start

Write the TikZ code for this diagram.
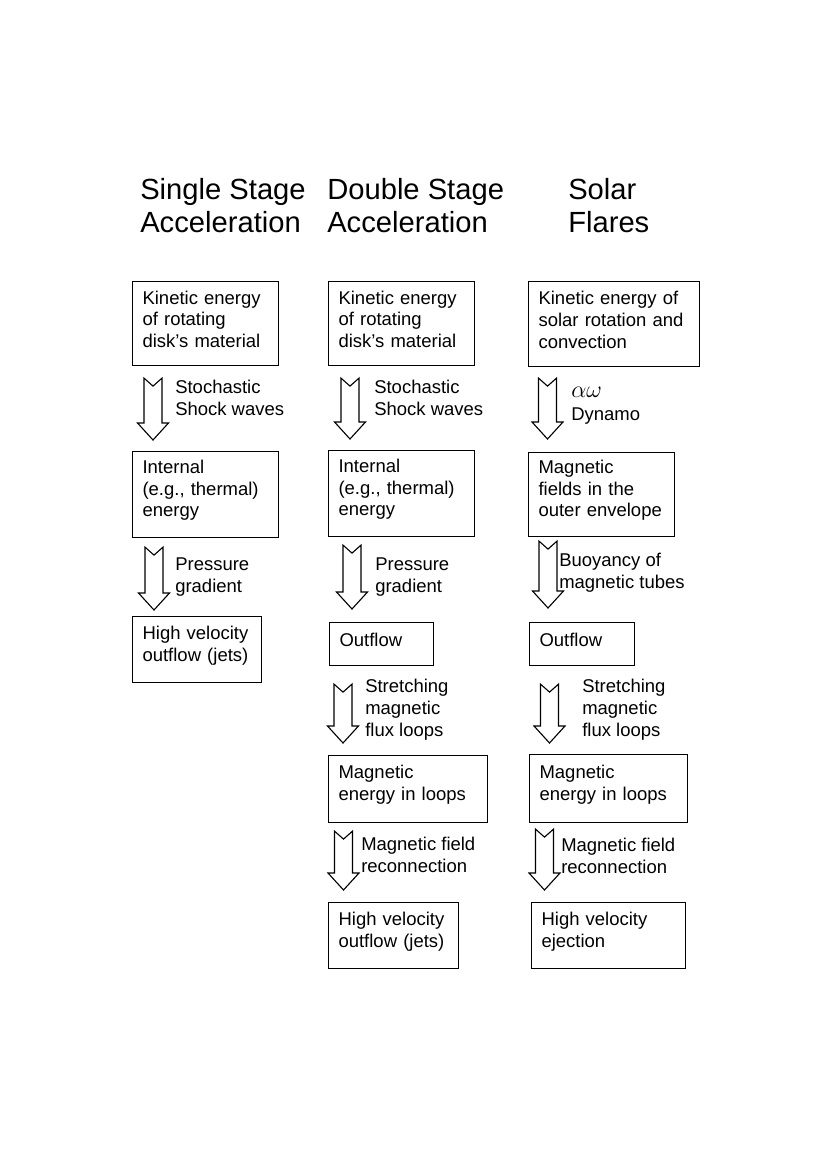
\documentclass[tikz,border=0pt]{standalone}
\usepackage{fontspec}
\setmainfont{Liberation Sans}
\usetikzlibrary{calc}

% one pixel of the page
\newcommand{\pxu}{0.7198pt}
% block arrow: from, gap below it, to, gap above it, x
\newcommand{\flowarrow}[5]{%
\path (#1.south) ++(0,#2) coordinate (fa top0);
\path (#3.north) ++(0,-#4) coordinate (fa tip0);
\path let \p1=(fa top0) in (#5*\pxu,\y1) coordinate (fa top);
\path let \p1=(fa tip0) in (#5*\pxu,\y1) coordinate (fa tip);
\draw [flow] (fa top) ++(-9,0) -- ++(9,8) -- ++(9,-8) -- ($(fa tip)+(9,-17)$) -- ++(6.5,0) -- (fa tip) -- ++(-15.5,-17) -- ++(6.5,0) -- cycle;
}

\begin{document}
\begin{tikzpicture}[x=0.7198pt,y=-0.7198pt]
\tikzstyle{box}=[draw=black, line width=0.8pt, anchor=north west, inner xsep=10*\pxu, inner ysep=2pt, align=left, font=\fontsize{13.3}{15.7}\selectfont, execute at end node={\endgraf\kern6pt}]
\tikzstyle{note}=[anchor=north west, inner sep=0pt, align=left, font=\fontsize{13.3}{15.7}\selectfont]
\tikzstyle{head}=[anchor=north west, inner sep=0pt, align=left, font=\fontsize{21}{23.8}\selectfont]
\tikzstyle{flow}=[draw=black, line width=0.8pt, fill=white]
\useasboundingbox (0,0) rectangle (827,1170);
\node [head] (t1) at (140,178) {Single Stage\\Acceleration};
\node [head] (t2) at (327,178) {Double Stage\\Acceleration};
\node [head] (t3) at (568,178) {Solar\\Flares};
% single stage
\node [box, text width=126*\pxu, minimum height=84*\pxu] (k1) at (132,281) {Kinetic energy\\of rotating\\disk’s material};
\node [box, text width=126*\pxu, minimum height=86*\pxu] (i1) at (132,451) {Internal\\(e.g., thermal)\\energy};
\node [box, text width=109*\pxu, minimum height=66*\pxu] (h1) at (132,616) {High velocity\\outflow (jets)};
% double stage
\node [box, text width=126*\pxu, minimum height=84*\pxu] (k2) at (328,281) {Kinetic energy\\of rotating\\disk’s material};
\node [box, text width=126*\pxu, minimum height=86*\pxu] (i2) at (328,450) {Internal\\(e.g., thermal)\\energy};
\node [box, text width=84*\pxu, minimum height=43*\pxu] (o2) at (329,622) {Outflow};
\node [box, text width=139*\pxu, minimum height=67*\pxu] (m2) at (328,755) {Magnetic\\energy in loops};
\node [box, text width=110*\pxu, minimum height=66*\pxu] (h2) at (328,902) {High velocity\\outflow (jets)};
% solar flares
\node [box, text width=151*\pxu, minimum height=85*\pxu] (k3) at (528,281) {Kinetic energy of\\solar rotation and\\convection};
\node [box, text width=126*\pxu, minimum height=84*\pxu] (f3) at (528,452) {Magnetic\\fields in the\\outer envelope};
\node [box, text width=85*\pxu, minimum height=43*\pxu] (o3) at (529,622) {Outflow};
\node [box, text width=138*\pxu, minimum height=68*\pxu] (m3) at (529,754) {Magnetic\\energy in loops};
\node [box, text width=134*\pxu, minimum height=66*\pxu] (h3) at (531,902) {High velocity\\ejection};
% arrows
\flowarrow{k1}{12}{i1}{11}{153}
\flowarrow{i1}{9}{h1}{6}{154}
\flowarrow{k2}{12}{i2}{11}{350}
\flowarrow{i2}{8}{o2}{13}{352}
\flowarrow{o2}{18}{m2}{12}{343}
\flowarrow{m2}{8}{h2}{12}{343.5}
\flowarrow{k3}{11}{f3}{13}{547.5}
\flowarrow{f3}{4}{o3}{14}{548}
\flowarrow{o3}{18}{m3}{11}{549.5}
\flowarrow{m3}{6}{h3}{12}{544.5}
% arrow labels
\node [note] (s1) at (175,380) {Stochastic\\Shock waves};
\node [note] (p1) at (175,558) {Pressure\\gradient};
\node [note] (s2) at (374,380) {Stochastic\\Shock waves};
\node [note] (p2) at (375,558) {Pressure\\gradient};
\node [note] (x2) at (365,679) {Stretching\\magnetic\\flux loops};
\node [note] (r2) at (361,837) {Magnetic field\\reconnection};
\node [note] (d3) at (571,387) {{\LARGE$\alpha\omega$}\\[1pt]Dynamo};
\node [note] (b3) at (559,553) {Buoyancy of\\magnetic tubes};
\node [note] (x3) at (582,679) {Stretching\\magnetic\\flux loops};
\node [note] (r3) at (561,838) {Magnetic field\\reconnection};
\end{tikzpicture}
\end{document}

end

Written exercise
Repeat the material above word for word and skip every image in it.

The solution
Write the TikZ code for this diagram.
\documentclass[tikz,border=0pt]{standalone}
\usepackage{fontspec}
\setmainfont{Liberation Sans}
\usetikzlibrary{calc}

% one pixel of the page
\newcommand{\pxu}{0.7198pt}
% block arrow: from, gap below it, to, gap above it, x
\newcommand{\flowarrow}[5]{%
\path (#1.south) ++(0,#2) coordinate (fa top0);
\path (#3.north) ++(0,-#4) coordinate (fa tip0);
\path let \p1=(fa top0) in (#5*\pxu,\y1) coordinate (fa top);
\path let \p1=(fa tip0) in (#5*\pxu,\y1) coordinate (fa tip);
\draw [flow] (fa top) ++(-9,0) -- ++(9,8) -- ++(9,-8) -- ($(fa tip)+(9,-17)$) -- ++(6.5,0) -- (fa tip) -- ++(-15.5,-17) -- ++(6.5,0) -- cycle;
}

\begin{document}
\begin{tikzpicture}[x=0.7198pt,y=-0.7198pt]
\tikzstyle{box}=[draw=black, line width=0.8pt, anchor=north west, inner xsep=10*\pxu, inner ysep=2pt, align=left, font=\fontsize{13.3}{15.7}\selectfont, execute at end node={\endgraf\kern6pt}]
\tikzstyle{note}=[anchor=north west, inner sep=0pt, align=left, font=\fontsize{13.3}{15.7}\selectfont]
\tikzstyle{head}=[anchor=north west, inner sep=0pt, align=left, font=\fontsize{21}{23.8}\selectfont]
\tikzstyle{flow}=[draw=black, line width=0.8pt, fill=white]
\useasboundingbox (0,0) rectangle (827,1170);
\node [head] (t1) at (140,178) {Single Stage\\Acceleration};
\node [head] (t2) at (327,178) {Double Stage\\Acceleration};
\node [head] (t3) at (568,178) {Solar\\Flares};
% single stage
\node [box, text width=126*\pxu, minimum height=84*\pxu] (k1) at (132,281) {Kinetic energy\\of rotating\\disk’s material};
\node [box, text width=126*\pxu, minimum height=86*\pxu] (i1) at (132,451) {Internal\\(e.g., thermal)\\energy};
\node [box, text width=109*\pxu, minimum height=66*\pxu] (h1) at (132,616) {High velocity\\outflow (jets)};
% double stage
\node [box, text width=126*\pxu, minimum height=84*\pxu] (k2) at (328,281) {Kinetic energy\\of rotating\\disk’s material};
\node [box, text width=126*\pxu, minimum height=86*\pxu] (i2) at (328,450) {Internal\\(e.g., thermal)\\energy};
\node [box, text width=84*\pxu, minimum height=43*\pxu] (o2) at (329,622) {Outflow};
\node [box, text width=139*\pxu, minimum height=67*\pxu] (m2) at (328,755) {Magnetic\\energy in loops};
\node [box, text width=110*\pxu, minimum height=66*\pxu] (h2) at (328,902) {High velocity\\outflow (jets)};
% solar flares
\node [box, text width=151*\pxu, minimum height=85*\pxu] (k3) at (528,281) {Kinetic energy of\\solar rotation and\\convection};
\node [box, text width=126*\pxu, minimum height=84*\pxu] (f3) at (528,452) {Magnetic\\fields in the\\outer envelope};
\node [box, text width=85*\pxu, minimum height=43*\pxu] (o3) at (529,622) {Outflow};
\node [box, text width=138*\pxu, minimum height=68*\pxu] (m3) at (529,754) {Magnetic\\energy in loops};
\node [box, text width=134*\pxu, minimum height=66*\pxu] (h3) at (531,902) {High velocity\\ejection};
% arrows
\flowarrow{k1}{12}{i1}{11}{153}
\flowarrow{i1}{9}{h1}{6}{154}
\flowarrow{k2}{12}{i2}{11}{350}
\flowarrow{i2}{8}{o2}{13}{352}
\flowarrow{o2}{18}{m2}{12}{343}
\flowarrow{m2}{8}{h2}{12}{343.5}
\flowarrow{k3}{11}{f3}{13}{547.5}
\flowarrow{f3}{4}{o3}{14}{548}
\flowarrow{o3}{18}{m3}{11}{549.5}
\flowarrow{m3}{6}{h3}{12}{544.5}
% arrow labels
\node [note] (s1) at (175,380) {Stochastic\\Shock waves};
\node [note] (p1) at (175,558) {Pressure\\gradient};
\node [note] (s2) at (374,380) {Stochastic\\Shock waves};
\node [note] (p2) at (375,558) {Pressure\\gradient};
\node [note] (x2) at (365,679) {Stretching\\magnetic\\flux loops};
\node [note] (r2) at (361,837) {Magnetic field\\reconnection};
\node [note] (d3) at (571,387) {{\LARGE$\alpha\omega$}\\[1pt]Dynamo};
\node [note] (b3) at (559,553) {Buoyancy of\\magnetic tubes};
\node [note] (x3) at (582,679) {Stretching\\magnetic\\flux loops};
\node [note] (r3) at (561,838) {Magnetic field\\reconnection};
\end{tikzpicture}
\end{document}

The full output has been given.